I'm new to all these Data mining, WEKA Tool etc.,

In my academic project I have to deal with bug reports. I have them in my SQL Server. I took the Bug summary attribute and applied tokenization,stop words removal and stemming techniques.

All the stemmed words in the summary are stored in database ; separated. Now I have to apply Frequent pattern mining algorithm and find out frequent item sets by using WEKA tool. I have my arff file like this.

@relation ItemSets

@attribute bugid integer
@attribute summary string

@data
755113,enhanc;keep;log;recommend;share
759414,access;review;social
763806,allow;intrus;less;provid;shrunken;sidebar;social;specifi
767221,datacloneerror;deeper;dig;framework;jsm
771353,document;integr;provid;secur;social
785540,avail;determin;featur;method;provid;social;whether
785591,chat;dock;horizont;nest;overlap;scrollbar
787767,abus;api;implement;perform;runtim;warn;worker

After opening it in Weka, under the Associate tab of WEKA Explorer I'm unable to start the process(Start button is disabled) with Apriori selected.

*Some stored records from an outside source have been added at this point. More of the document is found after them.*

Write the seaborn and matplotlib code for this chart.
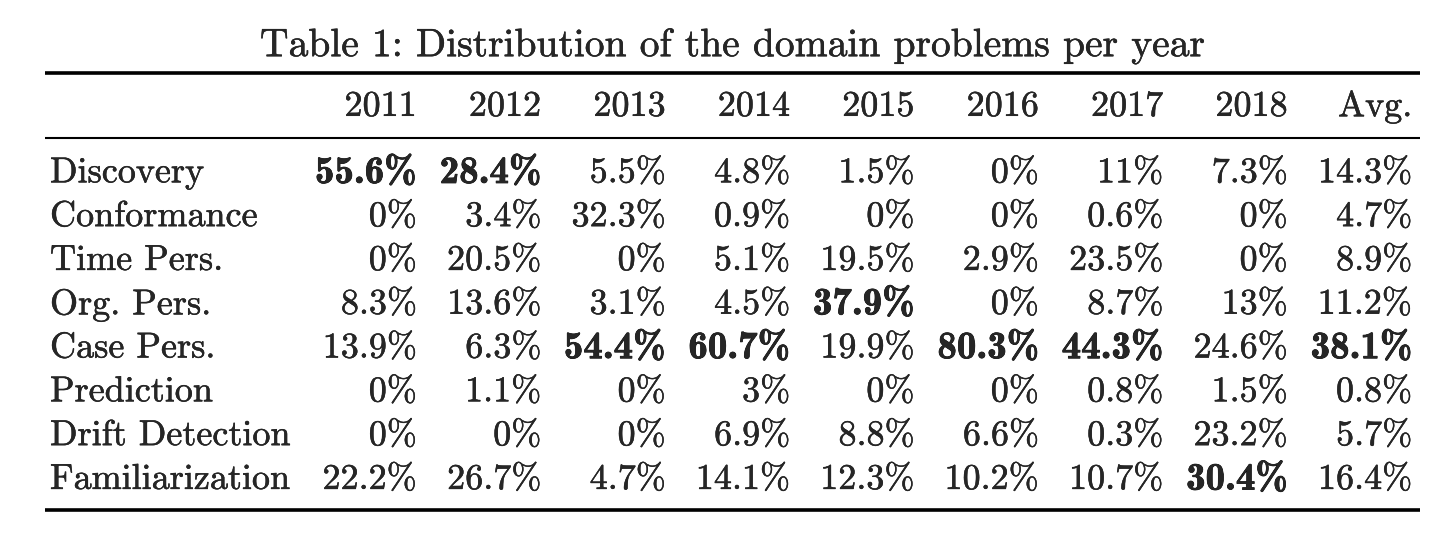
import matplotlib
matplotlib.use("Agg")
import matplotlib.pyplot as plt
import matplotlib.patheffects as pe
import seaborn as sns
import numpy as np

# ---- data ----
title = "Table 1: Distribution of the domain problems per year"
columns = ["2011", "2012", "2013", "2014", "2015", "2016", "2017", "2018", "Avg."]
rows = ["Discovery", "Conformance", "Time Pers.", "Org. Pers.", "Case Pers.",
        "Prediction", "Drift Detection", "Familiarization"]
discovery = [55.6, 28.4, 5.5, 4.8, 1.5, 0, 11, 7.3, 14.3]
conformance = [0, 3.4, 32.3, 0.9, 0, 0, 0.6, 0, 4.7]
time_pers = [0, 20.5, 0, 5.1, 19.5, 2.9, 23.5, 0, 8.9]
org_pers = [8.3, 13.6, 3.1, 4.5, 37.9, 0, 8.7, 13, 11.2]
case_pers = [13.9, 6.3, 54.4, 60.7, 19.9, 80.3, 44.3, 24.6, 38.1]
prediction = [0, 1.1, 0, 3, 0, 0, 0.8, 1.5, 0.8]
drift_detection = [0, 0, 0, 6.9, 8.8, 6.6, 0.3, 23.2, 5.7]
familiarization = [22.2, 26.7, 4.7, 14.1, 12.3, 10.2, 10.7, 30.4, 16.4]

values = np.array([discovery, conformance, time_pers, org_pers, case_pers,
                   prediction, drift_detection, familiarization])

# ---- style ----
sns.set_theme(style="white")
plt.rcParams["font.family"] = ["cmr10", "DejaVu Serif"]

fig = plt.figure(figsize=(14.5, 5.34), dpi=100)
ax = fig.add_axes([0, 0, 1, 1])
ax.set_xlim(0, 1450)
ax.set_ylim(534, 0)
ax.axis("off")

# layout constants
left, right = 45, 1420
label_x = 50
col_right0, col_step = 417, 124.4
header_y = 107
row_y0, row_step = 173.5, 43.8
body_fs = 26
title_fs = 28.5
reg_fx = [pe.withStroke(linewidth=0.3, foreground="black")]
bold_fx = [pe.withStroke(linewidth=0.5, foreground="black")]

ax.text((left + right) / 2, 46, title, ha="center", va="center",
        fontsize=title_fs, family="cmr10", path_effects=reg_fx)

ax.hlines(73, left, right, color="black", lw=2.6)
ax.hlines(138, left, right, color="black", lw=1.5)
ax.hlines(510, left, right, color="black", lw=2.6)

for j, c in enumerate(columns):
    ax.text(col_right0 + j * col_step, header_y, c, ha="right", va="center",
            fontsize=body_fs, family="cmr10", path_effects=reg_fx)

col_max = values.max(axis=0)
for i, r in enumerate(rows):
    y = row_y0 + i * row_step
    ax.text(label_x, y, r, ha="left", va="center", fontsize=body_fs,
            family="cmr10", path_effects=reg_fx)
    for j in range(len(columns)):
        v = values[i, j]
        s = f"{v:g}%"
        bold = v == col_max[j]
        ax.text(col_right0 + j * col_step, y, s, ha="right", va="center",
                fontsize=body_fs * 1.08 if bold else body_fs,
                family="cmb10" if bold else "cmr10",
                path_effects=bold_fx if bold else reg_fx)

fig.savefig("out.png", dpi=100, facecolor="white")
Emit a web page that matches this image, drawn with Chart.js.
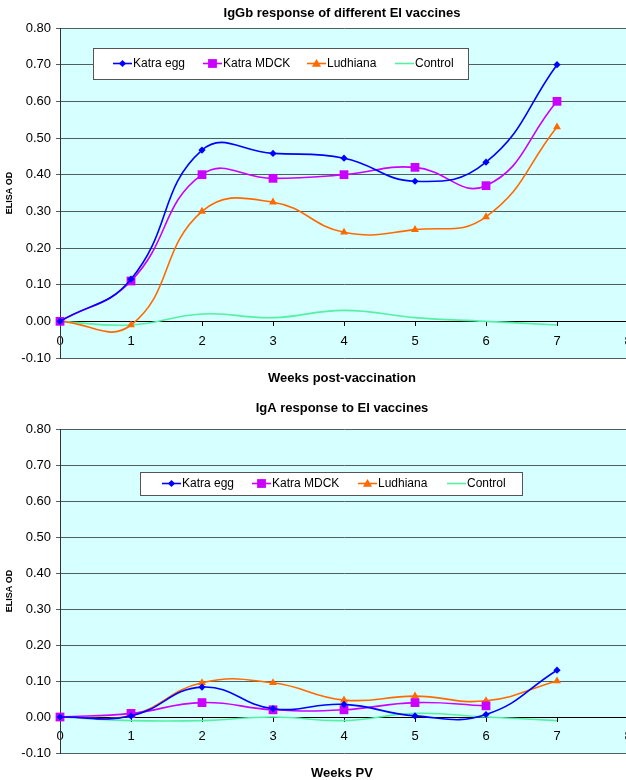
<!DOCTYPE html>
<html>
<head>
<meta charset="utf-8">
<title>IgGb and IgA response to EI vaccines</title>
<script src="https://cdn.jsdelivr.net/npm/chart.js@4.4.1/dist/chart.umd.min.js"></script>
<style>
  html, body { margin: 0; padding: 0; background: #ffffff; overflow: hidden; width: 626px; height: 780px; }
  .panel { position: absolute; left: 0; width: 640px; height: 390px; }
  #top { top: 0; }
  #bottom { top: 390px; }
</style>
</head>
<body>
<div class="panel" id="top"><canvas id="chartIgGb" width="640" height="390"></canvas></div>
<div class="panel" id="bottom"><canvas id="chartIgA" width="640" height="390"></canvas></div>
<script>
// Weeks after vaccination
const weeks = [0, 1, 2, 3, 4, 5, 6, 7];
const seriesNames = ['Katra egg', 'Katra MDCK', 'Ludhiana', 'Control'];
const yTickValues = [-0.10, 0.00, 0.10, 0.20, 0.30, 0.40, 0.50, 0.60, 0.70, 0.80];
const xTickValues = [0, 1, 2, 3, 4, 5, 6, 7, 8];

// IgGb ELISA OD
const iggbKatraEgg  = [0.00, 0.115, 0.467, 0.458, 0.445, 0.382, 0.434, 0.70];
const iggbKatraMDCK = [0.00, 0.11, 0.40, 0.39, 0.40, 0.42, 0.37, 0.60];
const iggbLudhiana  = [0.00, -0.01, 0.30, 0.325, 0.243, 0.25, 0.285, 0.53];
const iggbControl   = [0.00, -0.01, 0.02, 0.01, 0.03, 0.01, 0.00, -0.01];

// IgA ELISA OD
const igaKatraEgg  = [0.00, 0.003, 0.083, 0.023, 0.035, 0.003, 0.007, 0.13];
const igaKatraMDCK = [0.00, 0.01, 0.04, 0.02, 0.02, 0.04, 0.031, null];
const igaLudhiana  = [0.00, 0.005, 0.095, 0.095, 0.047, 0.058, 0.045, 0.10];
const igaControl   = [0.00, -0.01, -0.01, 0.00, -0.01, 0.01, 0.00, -0.01];

const FONT = '"Liberation Sans", Arial, sans-serif';
const styles = [
  { color: '#0000ff', point: 'rectRot', radius: 3.6 },
  { color: '#cc00ff', point: 'rect', radius: 6.2 },
  { color: '#ff6a00', point: 'triangle', radius: 4.6 },
  { color: '#55f0a5', point: false, radius: 0 }
];

function toPoints(values) {
  return weeks.map((w, i) => ({ x: w, y: values[i] }));
}

function makeDatasets(list) {
  return list.map((values, i) => ({
    label: seriesNames[i],
    data: toPoints(values),
    borderColor: styles[i].color,
    backgroundColor: styles[i].color,
    borderWidth: 1.6,
    pointStyle: styles[i].point,
    pointRadius: styles[i].radius,
    pointHoverRadius: styles[i].radius,
    pointBorderWidth: 0,
    tension: 0.45,
    spanGaps: false,
    clip: false
  }));
}

// Plot background, headings and the boxed legend inside the plot
const decorations = {
  id: 'decorations',
  beforeDraw(chart) {
    const a = chart.chartArea, ctx = chart.ctx;
    ctx.save();
    ctx.fillStyle = '#d6ffff';
    ctx.fillRect(a.left, a.top, a.right - a.left, a.bottom - a.top);
    ctx.restore();
  },
  afterDraw(chart, args, opts) {
    const a = chart.chartArea, ctx = chart.ctx;
    const cx = (a.left + a.right) / 2 - 2;
    ctx.save();
    ctx.fillStyle = '#000';
    ctx.textAlign = 'center';
    ctx.textBaseline = 'middle';
    ctx.font = 'bold 13px ' + FONT;
    ctx.fillText(opts.title, cx, opts.titleY);
    ctx.fillText(opts.xTitle, cx, opts.xTitleY);

    // legend box
    const L = opts.legend;
    ctx.fillStyle = '#ffffff';
    ctx.fillRect(L.x, L.y, L.w, L.h);
    ctx.strokeStyle = '#555';
    ctx.lineWidth = 1;
    ctx.strokeRect(L.x + 0.5, L.y + 0.5, L.w, L.h);
    const my = L.y + L.h / 2;
    ctx.font = '12px ' + FONT;
    ctx.textAlign = 'left';
    L.items.forEach((x0, i) => {
      const st = styles[i];
      ctx.strokeStyle = st.color;
      ctx.fillStyle = st.color;
      ctx.lineWidth = 1.6;
      ctx.beginPath();
      ctx.moveTo(x0, my);
      ctx.lineTo(x0 + 19, my);
      ctx.stroke();
      const mx = x0 + 9.5;
      ctx.beginPath();
      if (st.point === 'rectRot') {
        ctx.moveTo(mx, my - 3.6); ctx.lineTo(mx + 3.6, my); ctx.lineTo(mx, my + 3.6); ctx.lineTo(mx - 3.6, my);
      } else if (st.point === 'rect') {
        ctx.rect(mx - 4.4, my - 4.4, 8.8, 8.8);
      } else if (st.point === 'triangle') {
        ctx.moveTo(mx, my - 4.6); ctx.lineTo(mx + 4.6, my + 3.2); ctx.lineTo(mx - 4.6, my + 3.2);
      }
      ctx.closePath();
      if (st.point) ctx.fill();
      ctx.fillStyle = '#000';
      ctx.fillText(seriesNames[i], x0 + 20, my + 0.5);
    });
    ctx.restore();
  }
};

function buildChart(canvasId, list, deco, padTop, padBottom) {
  return new Chart(document.getElementById(canvasId), {
    type: 'line',
    data: { datasets: makeDatasets(list) },
    plugins: [decorations],
    options: {
      responsive: false,
      animation: false,
      devicePixelRatio: 1,
      layout: { padding: { top: padTop, bottom: padBottom, left: 0, right: 12 } },
      plugins: {
        legend: { display: false },
        title: { display: false },
        tooltip: { enabled: false },
        decorations: deco
      },
      scales: {
        x: {
          type: 'linear',
          min: 0, max: 8,
          position: { y: 0 },
          afterBuildTicks(s) { s.ticks = xTickValues.map(v => ({ value: v })); },
          grid: { drawOnChartArea: false, drawTicks: true, tickLength: 4, color: '#000' },
          border: { display: true, color: '#000', width: 1 },
          ticks: { color: '#000', font: { family: FONT, size: 13 }, padding: 8, maxRotation: 0, autoSkip: false }
        },
        y: {
          min: -0.1, max: 0.8,
          afterBuildTicks(s) { s.ticks = yTickValues.map(v => ({ value: v })); },
          afterFit(s) { s.width = 60; },
          grid: { color: '#4f5e5e', lineWidth: 1, tickLength: 4, drawTicks: true },
          border: { display: true, color: '#333', width: 1 },
          ticks: { color: '#000', font: { family: FONT, size: 13 }, padding: 5, callback: v => v.toFixed(2) },
          title: { display: true, text: 'ELISA OD', color: '#000', font: { family: FONT, size: 9, weight: 'bold' }, padding: { top: 4, bottom: 4 } }
        }
      }
    }
  });
}

buildChart('chartIgGb', [iggbKatraEgg, iggbKatraMDCK, iggbLudhiana, iggbControl], {
  title: 'IgGb response of different EI vaccines', titleY: 13,
  xTitle: 'Weeks post-vaccination', xTitleY: 378,
  legend: { x: 93, y: 48, w: 375, h: 31, items: [113, 203, 307, 395] }
}, 28, 32);

buildChart('chartIgA', [igaKatraEgg, igaKatraMDCK, igaLudhiana, igaControl], {
  title: 'IgA response to EI vaccines', titleY: 18,
  xTitle: 'Weeks PV', xTitleY: 383,
  legend: { x: 140, y: 82, w: 382, h: 23, items: [162, 252, 358, 447] }
}, 39, 27);
</script>
</body>
</html>
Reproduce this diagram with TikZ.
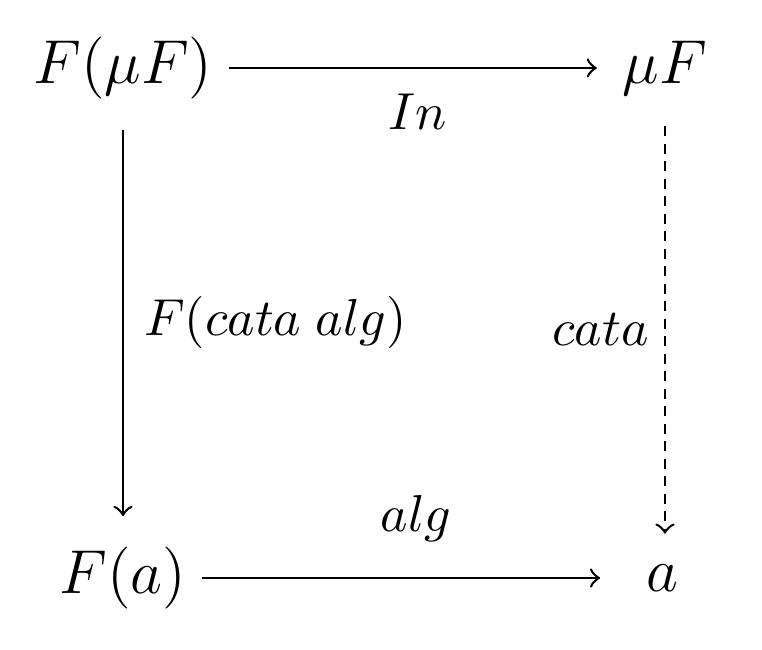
\documentclass[tikz,border=0pt]{standalone}
\usepackage{fix-cm}
\begin{document}
\fontsize{12.4}{15}\selectfont
\begin{tikzpicture}[x=0.2pt,y=-0.2pt,
  obj/.style={inner sep=3pt},
  lbl/.style={inner sep=1pt,font=\fontsize{10.4}{12}\selectfont},
  arr/.style={->,line width=0.5pt}]
\useasboundingbox (0,0) rectangle (762,650);
\node[obj] (fmu) at (123,68) {$F(\mu F)$};
\node[obj] (mu) at (665,68) {$\mu F$};
\node[obj] (fa) at (123,578) {$F(a)$};
\node[obj] (a) at (662,578) {$a$};
\draw[arr,shorten >=2pt] (fmu) -- (mu) node[lbl,midway,below=4pt] {$In$};
\draw[arr,shorten <=3pt,shorten >=3pt] (fmu) -- (fa) node[lbl,midway,right=3pt] {$F(cata\;alg)$};
\draw[arr,dash pattern=on 2pt off 1.5pt,shorten <=3pt,shorten >=3pt] (mu) -- (mu |- a.north) node[lbl,midway,left=2pt] {$cata$};
\draw[arr,shorten >=6pt] (fa) -- (a) node[lbl,midway,above=6pt] {$alg$};
\end{tikzpicture}
\end{document}
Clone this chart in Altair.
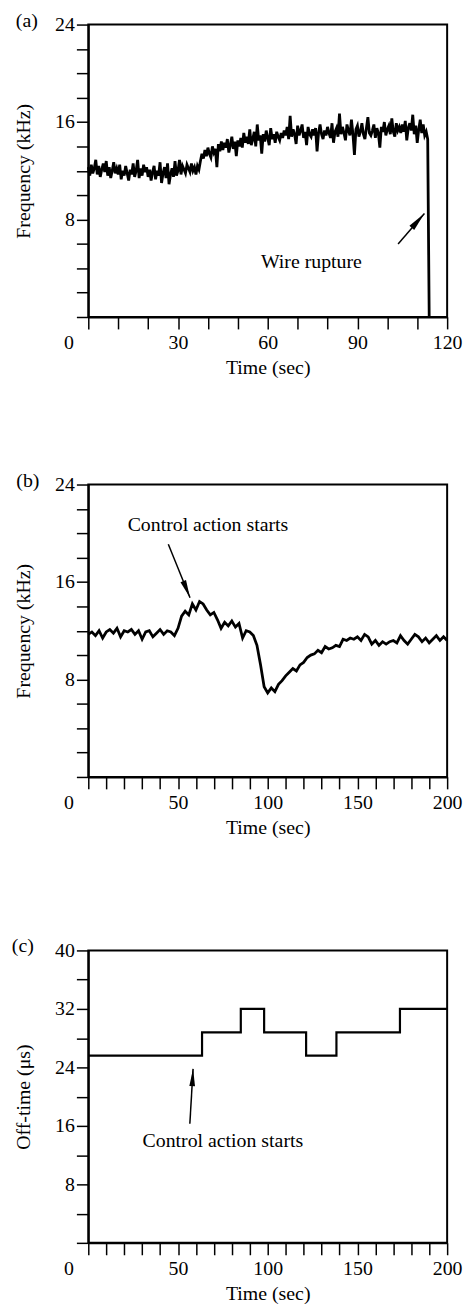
import altair as alt
import pandas as pd

# ---------------- data ----------------
# (a) frequency (kHz), sampled every 0.5 s from 0 s; last sample is the wire rupture drop
freq_a = [
    12.3, 11.6, 12.5, 11.8, 12.2, 12.9, 11.7, 12.4, 11.5, 12.1, 12.6, 11.9, 12.8, 11.6, 12.3, 11.4, 12.0, 12.7, 11.8, 12.2,
    11.7, 12.5, 11.3, 12.0, 11.6, 12.4, 11.8, 11.2, 12.1, 11.7, 12.6, 11.5, 12.0, 12.9, 11.4, 12.2, 11.6, 12.5, 11.9, 12.3,
    11.5, 12.1, 11.2, 11.9, 12.4, 11.3, 12.0, 11.6, 12.7, 11.0, 11.8, 12.3, 11.4, 12.6, 10.9, 11.7, 12.2, 11.5, 12.8, 11.6,
    12.0, 12.9, 11.7, 12.4, 12.1, 11.8, 12.5, 12.2, 11.9, 12.6, 12.0, 12.3, 11.7, 12.4, 12.1, 12.8,
    13.4, 13.0, 13.7, 13.2, 13.9, 13.4, 13.1, 14.0, 13.5, 13.8, 12.3, 14.2, 13.6, 14.4,
    13.7, 14.3, 13.9, 14.6, 13.5, 14.1, 14.8, 13.8, 14.4, 13.2, 14.5, 14.0, 14.7, 13.9, 15.1, 14.3, 14.8, 14.2, 15.4, 14.1,
    14.6, 15.2, 14.0, 15.8, 14.5, 14.9, 13.4, 15.0, 14.4, 15.3, 14.7, 14.1, 15.5, 14.6, 15.0, 14.3, 15.2, 14.8, 14.5, 15.1,
    14.7, 15.3, 14.9, 15.6, 14.6, 16.5, 14.8, 15.4, 15.0, 14.2, 15.7, 14.9, 15.3, 15.8, 14.7, 15.2, 14.1, 15.6, 15.0, 14.8,
    15.4, 14.9, 15.5, 13.6, 15.1, 15.8, 15.0, 14.6, 15.3, 14.9, 15.6, 15.1, 14.7, 15.9, 14.3, 15.2, 15.5, 14.8, 16.7, 15.0,
    15.6, 15.1, 14.5, 15.8, 15.3, 14.9, 16.2, 15.0, 13.3, 15.4, 15.7, 14.8, 15.2, 15.9, 15.0, 14.6, 15.5, 16.4, 15.1, 14.9,
    15.3, 15.8, 14.7, 15.5, 15.1, 13.9, 15.6, 15.2, 16.0, 14.9, 15.4, 15.7, 15.0, 16.3, 15.2, 14.8, 15.9, 15.3, 15.6, 15.1,
    15.8, 15.2, 16.1, 14.5, 15.5, 15.9, 15.3, 16.6, 15.0, 15.7, 14.3, 15.4, 16.2, 15.1, 15.8, 14.9, 15.2, 14.6,
    0.0,
]
time_a = [i * 0.5 for i in range(len(freq_a))]

# (b) frequency (kHz), sampled every 2 s from 0 to 200 s
freq_b = [
    11.7, 11.9, 11.6, 12.0, 11.4, 11.9, 12.1, 11.8, 12.2, 11.5, 12.0, 11.9, 12.1, 11.7, 12.0, 11.3, 11.9, 12.0, 11.5, 11.8,
    12.1, 11.7, 12.0, 11.9, 11.6,
    12.2, 13.2, 13.6, 13.3, 14.2, 13.7, 14.4, 14.2,
    13.7, 13.3, 13.5, 12.9, 12.2, 12.7, 12.4, 12.8, 12.3, 12.6, 11.4, 12.0, 11.9, 11.6,
    10.8, 9.2, 7.4, 6.9,
    7.3, 7.0, 7.6, 7.9, 8.3, 8.6, 8.9, 8.7, 9.2, 9.4, 9.8, 10.0, 10.1, 10.4, 10.2, 10.7, 10.5, 10.6, 10.8, 10.7,
    11.3, 11.2, 11.4, 11.3, 11.5, 11.2, 11.7, 11.5, 10.9, 11.2, 10.8, 11.1, 10.9, 11.1, 11.2, 11.0, 11.6, 11.2, 10.9, 11.3,
    11.7, 11.5, 11.1, 11.4, 11.0, 11.3, 11.6, 11.2, 11.5, 11.2,
]
time_b = [i * 2 for i in range(len(freq_b))]

# (c) off-time (µs), step changes
time_c = [0, 63.4, 85, 98, 121.4, 138.3, 173.7, 200]
offtime_c = [25.6, 28.8, 32, 28.8, 25.6, 28.8, 32, 32]

# annotations: [text, text t, text y, arrow tail t, tail y, arrow tip t, tip y]
ann_a = ["Wire rupture", 74.6, 4.5, 103.6, 6.0, 112.4, 8.5]
ann_b = ["Control action starts", 66.7, 20.7, 44.6, 19.1, 56.7, 14.7]
ann_c = ["Control action starts", 75.0, 13.9, 56.6, 16.3, 58.4, 23.8]

FONT = "Liberation Serif"
FS = 20
W, H = 362, 295
HEAD = "M0,0L-0.28,1.7L0.28,1.7Z"


def panel(ts, vs, xmax, xlabel_step, ymax, ytick_step, ylabel_step, ytitle,
          ann, head_angle, letter, letter_x, interp="linear", lw=2.8, head_size=520):
    xs = alt.Scale(domain=[0, xmax], nice=False, zero=False)
    ys = alt.Scale(domain=[0, ymax], nice=False)
    xax = alt.Axis(
        values=list(range(0, xmax + 1, 10)),
        labelExpr=f"datum.value % {xlabel_step} == 0 ? datum.label : ''",
        labelOffset={"condition": {"test": "datum.value == 0", "value": -20}, "value": 0},
        title="Time (sec)", titlePadding=5, labelPadding=4,
    )
    yax = alt.Axis(
        values=list(range(0, ymax + 1, ytick_step)),
        labelExpr=f"datum.value % {ylabel_step} == 0 && datum.value > 0 ? datum.label : ''",
        title=ytitle, titlePadding=21, labelPadding=2,
    )
    df = pd.DataFrame({"t": ts, "v": vs})
    line = alt.Chart(df).mark_line(color="black", strokeWidth=lw, interpolate=interp).encode(
        x=alt.X("t:Q", scale=xs, axis=xax),
        y=alt.Y("v:Q", scale=ys, axis=yax),
    )
    adf = pd.DataFrame({"label": [ann[0]], "t": [ann[1]], "v": [ann[2]],
                        "t1": [ann[3]], "v1": [ann[4]], "t2": [ann[5]], "v2": [ann[6]]})
    text = alt.Chart(adf).mark_text(font=FONT, fontSize=FS, color="black",
                                    align="center", baseline="middle").encode(
        x=alt.X("t:Q", scale=xs, axis=xax), y=alt.Y("v:Q", scale=ys, axis=yax), text="label:N")
    rule = alt.Chart(adf).mark_rule(color="black", strokeWidth=1.5).encode(
        x=alt.X("t1:Q", scale=xs, axis=xax), y=alt.Y("v1:Q", scale=ys, axis=yax), x2="t2:Q", y2="v2:Q")
    head = alt.Chart(adf).mark_point(shape=HEAD, size=head_size, filled=True, color="black",
                                     opacity=1, angle=head_angle).encode(
        x=alt.X("t2:Q", scale=xs, axis=xax), y=alt.Y("v2:Q", scale=ys, axis=yax))
    ldf = pd.DataFrame({"letter": [letter]})
    lab = alt.Chart(ldf).mark_text(font=FONT, fontSize=FS, color="black",
                                   align="center", baseline="middle").encode(
        x=alt.value(letter_x), y=alt.value(-4), text="letter:N")
    return alt.layer(line, rule, head, text, lab).properties(width=W, height=H)


pa = panel(time_a, freq_a, 120, 30, 24, 2, 8, "Frequency (kHz)", ann_a, 41, "(a)", -62)
pb = panel(time_b, freq_b, 200, 50, 24, 2, 8, "Frequency (kHz)", ann_b, 158, "(b)", -61,
           head_size=460)
pc = panel(time_c, offtime_c, 200, 50, 40, 4, 8, "Off-time (μs)", ann_c, 3, "(c)", -66,
           interp="step-after", lw=2.2, head_size=420)

chart = alt.vconcat(pa, alt.vconcat(pb, pc, spacing=98), spacing=92).properties(
    padding={"left": 2, "top": -4, "right": 0, "bottom": -2}
).configure_view(stroke="black", strokeWidth=2).configure_axis(
    labelFont=FONT, titleFont=FONT, labelFontSize=FS, titleFontSize=FS,
    titleFontWeight="normal", labelColor="black", titleColor="black",
    tickColor="black", domainColor="black", grid=False, tickSize=12,
    tickWidth=1.5, domainWidth=2, labelFlush=False, labelOverlap=False,
).configure_concat(spacing=92)

chart.save("out.html", embed_options={"renderer": "svg", "actions": False})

Now please suggest me how to find frequent itemsets on the summary attribute using WEKA. I.m in need of serious help. Help will be appreciated. Thanks in advance!


Solution

  • The reason why Apriori is not available using your file in Weka is that Apriori only allows nominal attribute values. What sort of rules are you trying to find? Could you give an example of rules you want to obtain?

    values_you_want_to_be_the_antecedent_part_of_your_rule ==> values_you_want_to_be_the_consequent_part_of_your_rule
    

    Changing your attributes to nominal like this

    @relation ItemSets
    
    @attribute bugid {755113, 759414, 763806}
    @attribute summary {'enhanc;keep;log;recommend;share', 'access;review;social', 'allow;intrus;less;provid;shrunken;sidebar;social;specifi'}
    
    @data
    755113,'enhanc;keep;log;recommend;share'
    759414,'access;review;social'
    763806,'allow;intrus;less;provid;shrunken;sidebar;social;specifi'
    

    will only give you rules like

    bugid=755113 1 ==> summary=enhanc;keep;log;recommend;share 1    <conf:(1)> lift:(3) lev:(0.22)
    

    If you're looking for frequent itemsets among the summary words, the bugid is irrelevant and you can remove it from your file. Apriori is used to obtain association rules e.g. enhanc, keep gives log with support X and confidence Y. To find frequent itemsets, you need to restructure your data so that each summary word is an attribute with values true/false or true/missing, see this question.

    Try the following file in Weka. Select Associate, choose Apriori, double-click on the white input field next to the Choose button. There, set outputItemSets to true. In the console output, you will see all frequent itemsets and all obatined rules with sufficient support.

    @relation ItemSets
    
    @attribute enhanc {true}
    @attribute keep {true}
    @attribute log {true}
    @attribute recommend {true}
    @attribute share {true}
    @attribute access {true}
    @attribute review {true}
    @attribute social {true}
    @attribute allow {true}
    @attribute intrus {true}
    @attribute less {true}
    @attribute provid {true}
    @attribute shrunken {true}
    @attribute sidebar {true}
    @attribute specifi {true}
    
    
    @data
    true,true,true,true,true,?,?,?,?,?,?,?,?,?,?
    ?,?,?,?,?,true,true,true,?,?,?,?,?,?,?
    ?,?,?,?,?,?,?,true,true,true,true,true,true,true,true
    

    The questionmarks ? represent a missing value.